STATED GOAL: Lines holding the string "page" are the ones to copy from this listing.

MATERIAL PROVIDED:
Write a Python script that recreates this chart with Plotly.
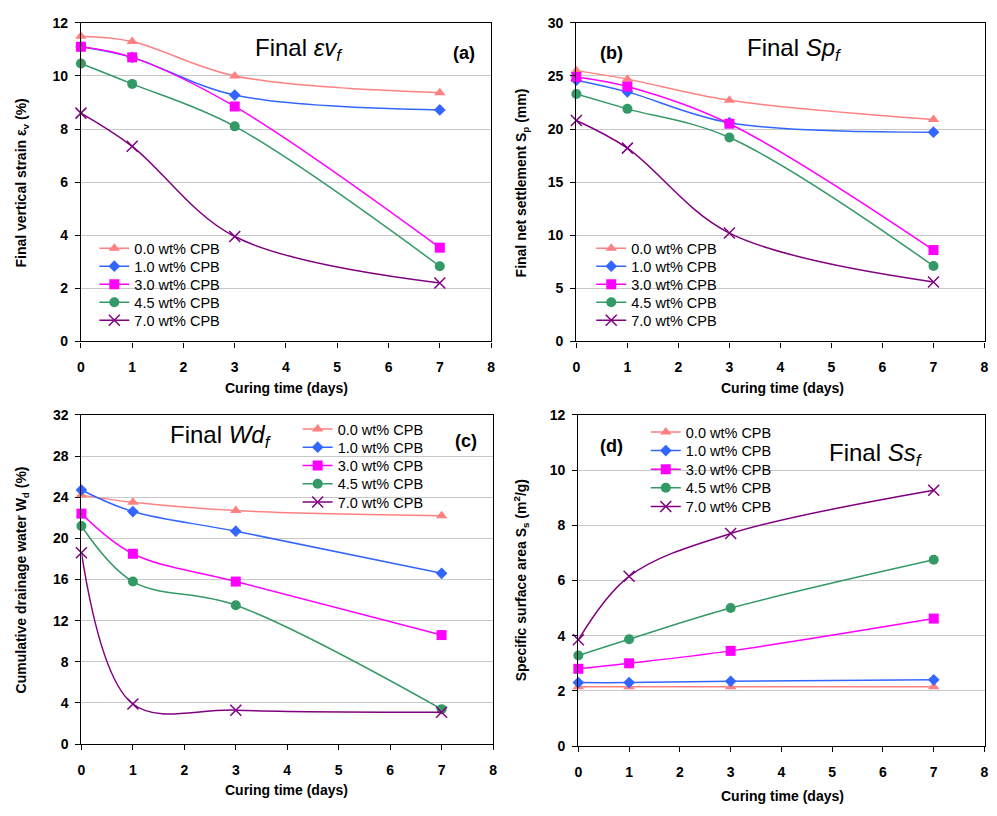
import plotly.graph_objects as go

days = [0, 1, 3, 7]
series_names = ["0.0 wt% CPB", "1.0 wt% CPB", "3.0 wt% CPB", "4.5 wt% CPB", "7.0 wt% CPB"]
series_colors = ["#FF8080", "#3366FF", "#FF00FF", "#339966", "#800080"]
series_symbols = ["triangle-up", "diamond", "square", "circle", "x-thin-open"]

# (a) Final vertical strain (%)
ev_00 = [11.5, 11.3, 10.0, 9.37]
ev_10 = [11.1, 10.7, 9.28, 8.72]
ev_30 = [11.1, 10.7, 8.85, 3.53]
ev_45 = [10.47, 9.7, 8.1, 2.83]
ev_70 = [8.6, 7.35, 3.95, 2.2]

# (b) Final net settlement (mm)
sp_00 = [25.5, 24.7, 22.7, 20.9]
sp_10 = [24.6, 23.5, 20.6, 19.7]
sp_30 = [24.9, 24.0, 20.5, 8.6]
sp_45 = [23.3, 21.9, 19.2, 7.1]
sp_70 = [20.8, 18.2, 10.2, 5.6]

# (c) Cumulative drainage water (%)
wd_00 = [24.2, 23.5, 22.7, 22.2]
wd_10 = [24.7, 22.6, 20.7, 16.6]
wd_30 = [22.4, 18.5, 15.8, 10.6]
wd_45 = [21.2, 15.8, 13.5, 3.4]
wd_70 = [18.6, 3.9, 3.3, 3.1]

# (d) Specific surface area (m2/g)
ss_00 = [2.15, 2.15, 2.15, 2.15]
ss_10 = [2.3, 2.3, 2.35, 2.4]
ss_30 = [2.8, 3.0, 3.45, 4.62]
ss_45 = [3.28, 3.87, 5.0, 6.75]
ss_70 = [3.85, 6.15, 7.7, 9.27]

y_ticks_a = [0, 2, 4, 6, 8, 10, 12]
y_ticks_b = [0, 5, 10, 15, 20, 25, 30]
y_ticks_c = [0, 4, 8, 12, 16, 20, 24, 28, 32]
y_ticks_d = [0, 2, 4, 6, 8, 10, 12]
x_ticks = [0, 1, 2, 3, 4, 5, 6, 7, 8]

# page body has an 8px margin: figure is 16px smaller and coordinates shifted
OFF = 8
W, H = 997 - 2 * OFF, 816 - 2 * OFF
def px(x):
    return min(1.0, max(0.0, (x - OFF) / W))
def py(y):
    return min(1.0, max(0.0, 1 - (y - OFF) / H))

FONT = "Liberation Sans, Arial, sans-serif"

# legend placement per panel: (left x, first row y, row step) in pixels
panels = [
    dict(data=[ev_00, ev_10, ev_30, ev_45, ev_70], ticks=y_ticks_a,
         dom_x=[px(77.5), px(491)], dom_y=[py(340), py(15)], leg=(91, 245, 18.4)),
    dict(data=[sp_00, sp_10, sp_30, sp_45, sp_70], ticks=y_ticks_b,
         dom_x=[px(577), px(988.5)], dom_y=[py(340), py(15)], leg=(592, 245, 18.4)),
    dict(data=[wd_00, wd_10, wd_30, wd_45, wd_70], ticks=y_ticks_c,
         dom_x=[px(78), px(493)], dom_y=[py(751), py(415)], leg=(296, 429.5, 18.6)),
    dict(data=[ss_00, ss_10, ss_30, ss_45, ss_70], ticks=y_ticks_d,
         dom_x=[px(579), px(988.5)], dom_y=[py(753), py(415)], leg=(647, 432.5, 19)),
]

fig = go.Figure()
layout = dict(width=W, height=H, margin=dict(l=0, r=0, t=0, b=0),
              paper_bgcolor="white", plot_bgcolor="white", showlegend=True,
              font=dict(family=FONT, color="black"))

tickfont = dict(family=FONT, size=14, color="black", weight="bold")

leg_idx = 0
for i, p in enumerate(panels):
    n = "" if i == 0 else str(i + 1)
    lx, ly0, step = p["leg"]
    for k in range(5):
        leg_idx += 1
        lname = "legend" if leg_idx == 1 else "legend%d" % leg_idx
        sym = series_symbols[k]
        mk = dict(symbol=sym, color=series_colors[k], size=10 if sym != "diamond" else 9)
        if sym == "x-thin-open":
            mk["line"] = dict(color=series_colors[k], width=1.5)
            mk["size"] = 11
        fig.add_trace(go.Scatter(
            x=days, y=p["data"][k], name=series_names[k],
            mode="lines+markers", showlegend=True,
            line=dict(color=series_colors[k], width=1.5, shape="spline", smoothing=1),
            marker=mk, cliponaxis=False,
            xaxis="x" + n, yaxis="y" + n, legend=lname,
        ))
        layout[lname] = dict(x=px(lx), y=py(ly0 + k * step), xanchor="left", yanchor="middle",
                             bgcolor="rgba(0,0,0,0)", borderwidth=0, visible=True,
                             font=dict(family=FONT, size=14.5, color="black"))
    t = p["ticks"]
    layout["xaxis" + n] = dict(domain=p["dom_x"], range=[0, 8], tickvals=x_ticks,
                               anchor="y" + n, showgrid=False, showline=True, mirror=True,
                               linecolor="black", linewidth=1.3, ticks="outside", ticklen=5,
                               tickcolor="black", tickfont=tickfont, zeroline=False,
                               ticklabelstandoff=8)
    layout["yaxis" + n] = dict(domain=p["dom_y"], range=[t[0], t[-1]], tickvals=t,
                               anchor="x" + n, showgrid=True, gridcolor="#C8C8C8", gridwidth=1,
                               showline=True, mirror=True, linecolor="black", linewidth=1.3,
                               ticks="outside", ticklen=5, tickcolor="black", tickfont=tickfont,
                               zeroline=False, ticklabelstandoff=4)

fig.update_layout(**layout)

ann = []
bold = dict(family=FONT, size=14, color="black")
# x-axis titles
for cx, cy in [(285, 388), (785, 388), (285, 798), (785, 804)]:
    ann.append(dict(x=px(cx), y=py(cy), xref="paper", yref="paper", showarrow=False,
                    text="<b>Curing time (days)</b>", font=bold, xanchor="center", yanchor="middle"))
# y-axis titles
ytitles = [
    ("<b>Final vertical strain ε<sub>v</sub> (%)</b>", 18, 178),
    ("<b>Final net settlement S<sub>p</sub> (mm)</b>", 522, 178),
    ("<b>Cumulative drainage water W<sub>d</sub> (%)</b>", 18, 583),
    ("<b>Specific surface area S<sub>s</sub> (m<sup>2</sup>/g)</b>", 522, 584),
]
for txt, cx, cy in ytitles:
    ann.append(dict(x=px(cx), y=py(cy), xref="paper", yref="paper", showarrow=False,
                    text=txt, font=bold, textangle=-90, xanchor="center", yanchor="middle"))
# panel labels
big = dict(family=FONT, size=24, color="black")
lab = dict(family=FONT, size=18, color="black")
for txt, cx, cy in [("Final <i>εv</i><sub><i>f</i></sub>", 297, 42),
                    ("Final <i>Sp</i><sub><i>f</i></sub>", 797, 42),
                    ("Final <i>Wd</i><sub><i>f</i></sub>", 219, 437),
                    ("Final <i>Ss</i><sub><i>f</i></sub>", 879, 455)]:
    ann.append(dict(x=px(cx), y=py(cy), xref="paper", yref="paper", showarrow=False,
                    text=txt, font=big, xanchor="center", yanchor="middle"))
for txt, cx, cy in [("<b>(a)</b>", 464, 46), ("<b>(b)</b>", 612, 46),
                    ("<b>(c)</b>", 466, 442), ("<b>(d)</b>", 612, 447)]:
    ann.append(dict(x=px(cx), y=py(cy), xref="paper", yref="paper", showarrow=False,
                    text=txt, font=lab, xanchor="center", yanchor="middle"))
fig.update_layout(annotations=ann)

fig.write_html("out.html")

...

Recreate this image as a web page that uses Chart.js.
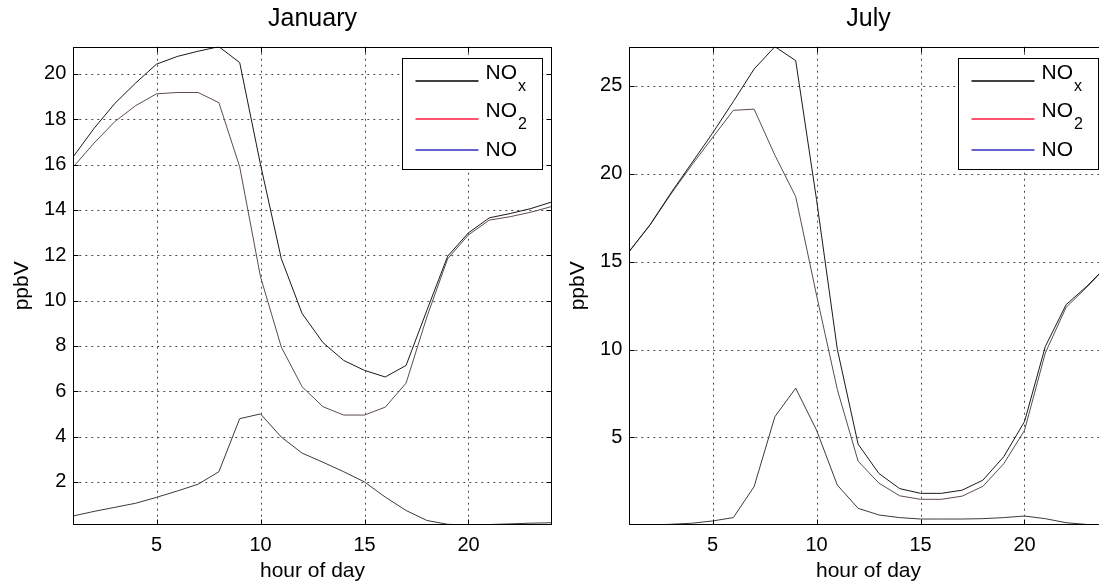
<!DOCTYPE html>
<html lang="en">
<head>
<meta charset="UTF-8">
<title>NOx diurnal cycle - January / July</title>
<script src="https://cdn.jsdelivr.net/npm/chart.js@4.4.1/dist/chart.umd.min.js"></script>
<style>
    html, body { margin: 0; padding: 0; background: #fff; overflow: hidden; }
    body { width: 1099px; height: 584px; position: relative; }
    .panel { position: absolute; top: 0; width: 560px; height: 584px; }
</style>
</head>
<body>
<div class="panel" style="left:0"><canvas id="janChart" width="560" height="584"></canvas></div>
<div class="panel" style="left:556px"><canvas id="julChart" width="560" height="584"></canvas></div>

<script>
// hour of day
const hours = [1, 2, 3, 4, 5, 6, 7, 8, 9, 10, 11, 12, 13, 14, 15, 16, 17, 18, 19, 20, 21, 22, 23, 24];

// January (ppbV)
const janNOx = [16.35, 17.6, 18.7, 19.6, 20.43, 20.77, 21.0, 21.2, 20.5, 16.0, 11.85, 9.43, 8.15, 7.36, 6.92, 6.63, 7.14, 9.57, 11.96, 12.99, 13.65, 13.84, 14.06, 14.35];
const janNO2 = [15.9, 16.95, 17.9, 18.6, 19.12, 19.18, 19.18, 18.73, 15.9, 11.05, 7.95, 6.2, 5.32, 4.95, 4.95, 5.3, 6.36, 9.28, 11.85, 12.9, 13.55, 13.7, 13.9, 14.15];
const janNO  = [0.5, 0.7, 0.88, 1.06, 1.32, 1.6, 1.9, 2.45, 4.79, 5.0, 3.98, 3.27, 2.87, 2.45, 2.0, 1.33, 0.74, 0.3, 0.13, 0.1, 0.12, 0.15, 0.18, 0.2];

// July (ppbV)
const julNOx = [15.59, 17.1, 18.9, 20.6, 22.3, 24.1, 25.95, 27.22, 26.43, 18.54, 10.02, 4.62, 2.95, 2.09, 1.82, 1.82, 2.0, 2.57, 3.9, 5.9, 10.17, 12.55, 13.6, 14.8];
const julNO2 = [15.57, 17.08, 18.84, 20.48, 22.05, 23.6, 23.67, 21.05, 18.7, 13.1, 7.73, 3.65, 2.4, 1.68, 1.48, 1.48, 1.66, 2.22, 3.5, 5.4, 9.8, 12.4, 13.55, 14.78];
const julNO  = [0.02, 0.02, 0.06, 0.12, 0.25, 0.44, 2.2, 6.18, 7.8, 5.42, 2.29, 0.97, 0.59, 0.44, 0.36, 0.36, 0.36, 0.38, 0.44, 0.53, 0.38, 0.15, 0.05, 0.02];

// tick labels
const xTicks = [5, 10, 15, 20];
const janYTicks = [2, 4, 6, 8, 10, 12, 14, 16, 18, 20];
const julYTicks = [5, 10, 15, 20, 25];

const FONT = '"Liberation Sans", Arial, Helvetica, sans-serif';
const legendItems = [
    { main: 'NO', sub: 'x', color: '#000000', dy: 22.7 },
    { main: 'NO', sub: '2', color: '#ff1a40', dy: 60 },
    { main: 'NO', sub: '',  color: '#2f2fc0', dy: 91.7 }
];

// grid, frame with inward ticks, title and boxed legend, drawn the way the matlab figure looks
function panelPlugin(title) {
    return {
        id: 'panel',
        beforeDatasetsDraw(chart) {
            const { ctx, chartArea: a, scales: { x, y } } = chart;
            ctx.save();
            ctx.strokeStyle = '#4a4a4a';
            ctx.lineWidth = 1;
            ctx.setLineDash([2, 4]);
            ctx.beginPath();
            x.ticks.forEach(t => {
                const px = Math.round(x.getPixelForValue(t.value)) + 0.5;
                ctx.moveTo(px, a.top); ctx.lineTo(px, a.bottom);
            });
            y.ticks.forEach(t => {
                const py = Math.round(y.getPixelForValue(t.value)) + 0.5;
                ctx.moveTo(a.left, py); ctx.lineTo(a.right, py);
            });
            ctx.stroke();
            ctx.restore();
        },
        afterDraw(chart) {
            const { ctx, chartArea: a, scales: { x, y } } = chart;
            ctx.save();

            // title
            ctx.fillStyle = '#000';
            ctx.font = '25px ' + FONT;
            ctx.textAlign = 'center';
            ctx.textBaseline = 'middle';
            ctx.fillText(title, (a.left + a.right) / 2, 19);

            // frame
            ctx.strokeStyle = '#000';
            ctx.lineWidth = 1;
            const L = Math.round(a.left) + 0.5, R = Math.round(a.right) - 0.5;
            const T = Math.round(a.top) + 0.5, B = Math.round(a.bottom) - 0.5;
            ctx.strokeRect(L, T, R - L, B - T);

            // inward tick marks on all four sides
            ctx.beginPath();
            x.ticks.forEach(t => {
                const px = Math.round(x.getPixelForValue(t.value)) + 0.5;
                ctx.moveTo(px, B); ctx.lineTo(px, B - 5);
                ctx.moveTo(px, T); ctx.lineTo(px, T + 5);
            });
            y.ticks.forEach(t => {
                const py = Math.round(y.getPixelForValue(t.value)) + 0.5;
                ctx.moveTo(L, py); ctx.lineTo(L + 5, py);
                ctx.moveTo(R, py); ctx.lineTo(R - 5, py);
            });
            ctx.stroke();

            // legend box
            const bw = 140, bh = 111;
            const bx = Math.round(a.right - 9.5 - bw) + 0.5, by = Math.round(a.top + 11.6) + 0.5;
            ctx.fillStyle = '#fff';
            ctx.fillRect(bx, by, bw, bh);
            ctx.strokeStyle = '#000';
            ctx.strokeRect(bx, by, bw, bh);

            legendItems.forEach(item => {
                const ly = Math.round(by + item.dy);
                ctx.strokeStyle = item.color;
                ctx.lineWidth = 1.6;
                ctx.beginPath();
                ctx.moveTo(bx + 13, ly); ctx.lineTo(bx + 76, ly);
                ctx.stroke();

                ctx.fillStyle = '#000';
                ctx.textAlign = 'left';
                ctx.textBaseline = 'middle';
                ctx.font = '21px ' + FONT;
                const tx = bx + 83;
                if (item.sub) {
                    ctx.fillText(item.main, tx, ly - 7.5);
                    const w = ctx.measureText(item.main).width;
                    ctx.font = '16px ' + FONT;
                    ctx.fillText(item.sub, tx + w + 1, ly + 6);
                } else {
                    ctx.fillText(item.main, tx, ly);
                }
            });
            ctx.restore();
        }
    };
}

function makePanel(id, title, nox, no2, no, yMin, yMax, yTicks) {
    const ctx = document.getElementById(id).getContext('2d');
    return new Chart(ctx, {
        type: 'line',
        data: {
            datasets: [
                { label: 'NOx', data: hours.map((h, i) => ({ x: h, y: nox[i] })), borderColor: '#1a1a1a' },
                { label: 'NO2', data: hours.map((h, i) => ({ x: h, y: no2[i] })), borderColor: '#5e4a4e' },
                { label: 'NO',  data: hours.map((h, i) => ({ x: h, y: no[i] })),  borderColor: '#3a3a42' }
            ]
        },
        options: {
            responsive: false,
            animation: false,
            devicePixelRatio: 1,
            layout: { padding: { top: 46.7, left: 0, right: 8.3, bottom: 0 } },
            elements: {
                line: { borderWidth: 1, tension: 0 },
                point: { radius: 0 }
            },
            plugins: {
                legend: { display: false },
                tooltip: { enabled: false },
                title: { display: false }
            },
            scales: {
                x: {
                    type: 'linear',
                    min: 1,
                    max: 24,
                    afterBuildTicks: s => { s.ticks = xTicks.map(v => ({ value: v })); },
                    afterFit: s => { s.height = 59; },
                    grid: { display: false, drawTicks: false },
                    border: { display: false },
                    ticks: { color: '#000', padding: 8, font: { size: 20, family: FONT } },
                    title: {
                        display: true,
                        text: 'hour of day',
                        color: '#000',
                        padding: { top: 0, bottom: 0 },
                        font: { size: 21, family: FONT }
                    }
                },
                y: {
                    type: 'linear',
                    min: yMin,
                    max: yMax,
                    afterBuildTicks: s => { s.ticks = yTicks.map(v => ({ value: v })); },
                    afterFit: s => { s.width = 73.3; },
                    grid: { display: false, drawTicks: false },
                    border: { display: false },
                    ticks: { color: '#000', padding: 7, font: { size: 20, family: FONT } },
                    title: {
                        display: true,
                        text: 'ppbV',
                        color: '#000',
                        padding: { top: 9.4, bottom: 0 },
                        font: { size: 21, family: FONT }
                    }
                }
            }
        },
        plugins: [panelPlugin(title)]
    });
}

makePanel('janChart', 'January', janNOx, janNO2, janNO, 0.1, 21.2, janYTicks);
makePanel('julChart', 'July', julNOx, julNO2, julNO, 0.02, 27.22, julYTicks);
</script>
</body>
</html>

FINAL RESULT:
# page body has an 8px margin: figure is 16px smaller and coordinates shifted
Recreate this image as a web page that uses Chart.js.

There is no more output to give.